Quattro ore di Consiglio Nato-Russia non sono bastate per appianare le “forti divergenze” tra i due blocchi. Sull’Ucraina e non soltanto. Le distanze rimangono incolmabili.
La Nato pretende che Mosca ritiri le sue truppe da Ucraina, Georgia e Moldavia; non ponga veti sulle future adesioni all’Alleanza; non si intrometta su dove i trenta alleati occidentali possono schierare le proprie forze.

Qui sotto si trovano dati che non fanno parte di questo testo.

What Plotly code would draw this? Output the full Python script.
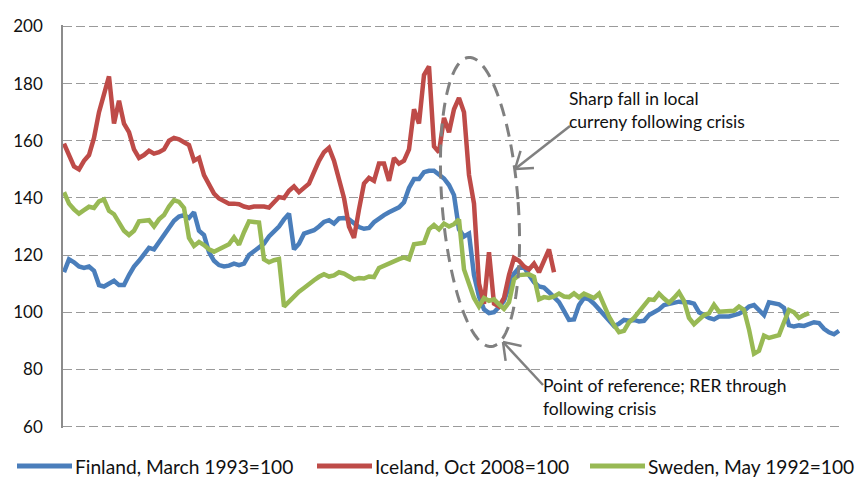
import math
import plotly.graph_objects as go

# ---- data (index-based, monthly-like positions) ----
finland = [114, 118.5, 117.5, 116, 115.5, 116, 114.5, 109.5, 109, 110,
           111, 109.5, 109.5, 113, 116, 118, 120, 122.5, 122, 124.5,
           127, 129.5, 132, 133.5, 134, 133, 135, 128.5, 127, 121,
           118, 116.5, 116, 116.3, 117, 116.5, 117, 120, 121.5, 122.8,
           124, 126.5, 128, 130, 132.5, 134.5, 122, 124, 127.5, 128,
           128.7, 130, 131.6, 132.2, 131, 132.8, 133, 132.5, 131, 129.8,
           129.2, 129.5, 131.5, 133, 134, 135, 136, 136.7, 138.5, 143.5,
           146.6, 146.6, 149, 149.5, 149.5, 148, 146.8, 144.5, 141, 129,
           126.5, 127.5, 113, 105.5, 101, 99.7, 100, 101.8, 104, 109,
           113.5, 115.5, 115.8, 113, 110.5, 109, 108.6, 107, 105, 103.5,
           100.5, 97.3, 97.5, 102.5, 105, 104.5, 103, 101, 99, 97,
           95.2, 96, 97.3, 97, 97.3, 96.8, 97, 99, 100, 101,
           102.5, 103, 103.3, 103.7, 103.5, 103.5, 103, 100, 99, 98,
           97.5, 98.5, 98.5, 98.5, 99, 99.5, 100.5, 102, 102.5, 100.5,
           99, 103.5, 103, 102.8, 101.5, 95.5, 95, 95.4, 95.2, 95.8,
           96.5, 96.2, 94.2, 93, 92.3, 93.5]

iceland = [159, 155, 151, 150, 153, 155, 161, 170, 177, 182.5,
           166, 174, 166, 163, 157, 154, 155, 156.5, 155.5, 156,
           157, 160, 161, 160.5, 159.5, 158.5, 153, 154, 148, 145,
           141.5, 139.8, 139, 138, 138, 137.8, 137, 136.6, 137, 137,
           137, 136.6, 138.6, 140.3, 140, 142.5, 144, 142, 143.5, 145,
           149, 153, 156, 157.5, 153, 146, 140, 130, 126, 136,
           145, 147, 146, 152, 152, 146, 154, 152, 153, 157,
           171, 166, 183, 186, 158, 156, 168, 163, 171, 175,
           170, 148, 138, 110, 103, 121, 103, 102, 105, 113,
           119, 118, 116, 115, 117, 114, 118, 122, 114]

sweden = [142, 138, 136, 134.5, 135.7, 136.9, 136.5, 138.8, 139.5, 135.5,
          134.3, 131.5, 128.5, 127, 128.5, 131.8, 132.2, 132.2, 130, 132.5,
          134, 137, 139.2, 138.6, 136.5, 126, 123.2, 124.6, 123.5, 122,
          121.2, 122, 122.8, 123.8, 126.2, 123.6, 128, 131.8, 131.6, 131.4,
          118.5, 117.5, 118.2, 118.6, 102, 103.8, 105.5, 107.2, 108.5, 110,
          111.2, 112.4, 113.3, 112.5, 112.9, 114, 113.5, 112.5, 111.5, 112,
          111.8, 112.5, 112.3, 115.5, 116.3, 117.4, 118, 118.6, 119.2, 118.5,
          123.8, 124, 124.3, 129, 130.5, 129, 131, 130, 130.8, 132.5,
          115, 110, 105, 102, 105, 104, 104.5, 102.8, 101.2, 103.5,
          111.5, 113, 113, 113.3, 112.4, 104.5, 105.3, 105, 105.5, 106.5,
          105.5, 105.3, 106.6, 105.2, 106.5, 105.8, 105, 106.5, 102, 98.5,
          95.5, 93, 93.5, 96.5, 98, 100, 102.3, 104.5, 104.3, 106.5,
          104.8, 103.3, 105, 107, 104, 98, 95.8, 97.3, 99, 99.7,
          102.6, 100.2, 100.2, 100.5, 100.5, 102, 100.8, 94, 85.5, 86.5,
          91.8, 91, 91.5, 92, 96.5, 100.8, 100, 98, 99, 99.7]

series_names = ["Finland, March 1993=100", "Iceland, Oct 2008=100", "Sweden, May 1992=100"]
series_values = [finland, iceland, sweden]
series_colors = ["#4A7EBB", "#BE4B48", "#98B954"]

y_ticks = [60, 80, 100, 120, 140, 160, 180, 200]

# ---- layout geometry ----
W, H = 856, 477
L, R, T, B = 63, 16, 25, 49
PW = W - L - R
PH = H - T - B


def fx(px):
    return (px - L) / PW


def fy(py):
    return (H - B - py) / PH


FONT = "Lato, 'Open Sans', sans-serif"
TXT = "#111111"

fig = go.Figure()
for name, vals, col in zip(series_names, series_values, series_colors):
    fig.add_trace(go.Scatter(
        x=list(range(len(vals))), y=vals, mode="lines", name=name,
        line=dict(color=col, width=4.5), showlegend=False,
    ))

shapes = []

# dashed ellipse
cx, cy, a, b, th = 480, 202, 145, 38, math.radians(4.5)
pts = []
for k in range(0, 121):
    t = 2 * math.pi * k / 120
    ux, uy = -math.sin(th), -math.cos(th)
    vx, vy = math.cos(th), -math.sin(th)
    x = cx + a * math.sin(t) * ux + b * math.cos(t) * vx
    y = cy + a * math.sin(t) * uy + b * math.cos(t) * vy
    pts.append((fx(x), fy(y)))
path = "M " + " L ".join(f"{x:.5f},{y:.5f}" for x, y in pts) + " Z"
shapes.append(dict(type="path", path=path, xref="paper", yref="paper",
                   line=dict(color="#808080", width=3, dash="13px,8px")))


def arrow(tail, tip, arm=19, ang=35):
    out = []
    out.append(dict(type="line", xref="paper", yref="paper",
                    x0=fx(tail[0]), y0=fy(tail[1]), x1=fx(tip[0]), y1=fy(tip[1]),
                    line=dict(color="#808080", width=2.5)))
    dx, dy = tail[0] - tip[0], tail[1] - tip[1]
    n = math.hypot(dx, dy)
    dx, dy = dx / n, dy / n
    for s in (1, -1):
        c, si = math.cos(math.radians(ang)), s * math.sin(math.radians(ang))
        rx, ry = dx * c - dy * si, dx * si + dy * c
        out.append(dict(type="line", xref="paper", yref="paper",
                        x0=fx(tip[0]), y0=fy(tip[1]),
                        x1=fx(tip[0] + arm * rx), y1=fy(tip[1] + arm * ry),
                        line=dict(color="#808080", width=2.5)))
    return out


shapes += arrow((570, 126), (515, 169))
shapes += arrow((543, 385), (503, 342))

annotations = [
    dict(x=fx(567), y=fy(110), xref="paper", yref="paper", xanchor="left", yanchor="middle",
         text="Sharp fall in local<br>curreny following crisis", showarrow=False, align="left",
         font=dict(family=FONT, size=17.5, color=TXT)),
    dict(x=fx(541), y=fy(397), xref="paper", yref="paper", xanchor="left", yanchor="middle",
         text="Point of reference; RER through<br>following crisis", showarrow=False, align="left",
         font=dict(family=FONT, size=17.5, color=TXT)),
]

# manual legend (line sample + label)
legend_pos = [(17, 72, 73), (317, 372, 373), (590, 645, 646)]
LEG_Y = 466
for (x0, x1, xt), name, col in zip(legend_pos, series_names, series_colors):
    shapes.append(dict(type="line", xref="paper", yref="paper",
                       x0=fx(x0), x1=fx(x1), y0=fy(LEG_Y), y1=fy(LEG_Y),
                       line=dict(color=col, width=5)))
    annotations.append(dict(x=fx(xt), y=fy(LEG_Y), xref="paper", yref="paper",
                            xanchor="left", yanchor="middle", text=name, showarrow=False,
                            font=dict(family=FONT, size=19.2, color=TXT)))

fig.update_layout(
    width=W, height=H,
    margin=dict(l=L, r=R, t=T, b=B, pad=0, autoexpand=False),
    paper_bgcolor="white", plot_bgcolor="white",
    font=dict(family=FONT, size=18, color=TXT),
    showlegend=False,
    xaxis=dict(range=[-0.2, 155.2], visible=False, showgrid=False, zeroline=False),
    yaxis=dict(range=[59.5, 200.5], tickvals=y_ticks, ticktext=[str(v) for v in y_ticks],
               showgrid=True, gridcolor="#9A9A9A", gridwidth=1.3, griddash="9px,4px",
               showline=True, linecolor="#8C8C8C", linewidth=1.5, ticks="",
               ticklabelstandoff=15, zeroline=False,
               tickfont=dict(family=FONT, size=17, color=TXT)),
    shapes=shapes,
    annotations=annotations,
)

fig.write_html("out.html", config={"displayModeBar": False},
               post_script="document.body.style.margin='0';document.body.style.overflow='hidden';")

Mosca chiede all’Occidente di escludere nuovi membri come Ucraina, Georgia o Finlandia e vuole delle limitazioni agli schieramenti dell’Alleanza in Polonia e negli Stati baltici che hanno aderito alla Nato dopo la Guerra Fredda.
La crisi in Ucraina – secondo la vice segretaria di Stato Usa Wendy Sherman - “è stata creata dalla Russia e spetta alla Russia risolverla. È Mosca che deve scegliere tra la diplomazia e lo scontro con le sue conseguenze.”
“Con il suo comportamento, la Nato sta creando rischi inaccettabili per la Russia”, ha osservato il vice ministro degli Esteri russo, Aleksander Grushko, capo della delegazione russa al Consiglio Nato-Russia.
Oltre le dichiarazioni, resta una domanda: perché Mosca sta avanzando queste richieste proprio adesso? Coma Pechino, Vladimir Putin è convinto che i tempi siano maturi per modificare i rapporti di forza.
Cina e Russia ritengono che l’occidente sia indebolito, con gli europei troppo divisi e Joe Biden assorbito dai problemi interni. Per questo Putin ha deciso di fare pressione sull’Ucraina con l’invio di un gran numero di soldati, puntando sul fatto che nessuno è disposto a “morire per Kiev”.
Così facendo, paradossalmente, il presidente russo ha tuttavia dato una nuova ragione di esistere alla Nato, la stessa organizzazione che il presidente francese Emmanuel Macron aveva definito nel 2019 “in stato di morte cerebrale”.
In passato alcuni, come Vaclav Havel nel 1989, hanno sognato una scomparsa della Nato insieme al Patto di Varsavia, ma oggi nessuno in Europa vuole privarsi della protezione contro una Russia sempre più minacciosa.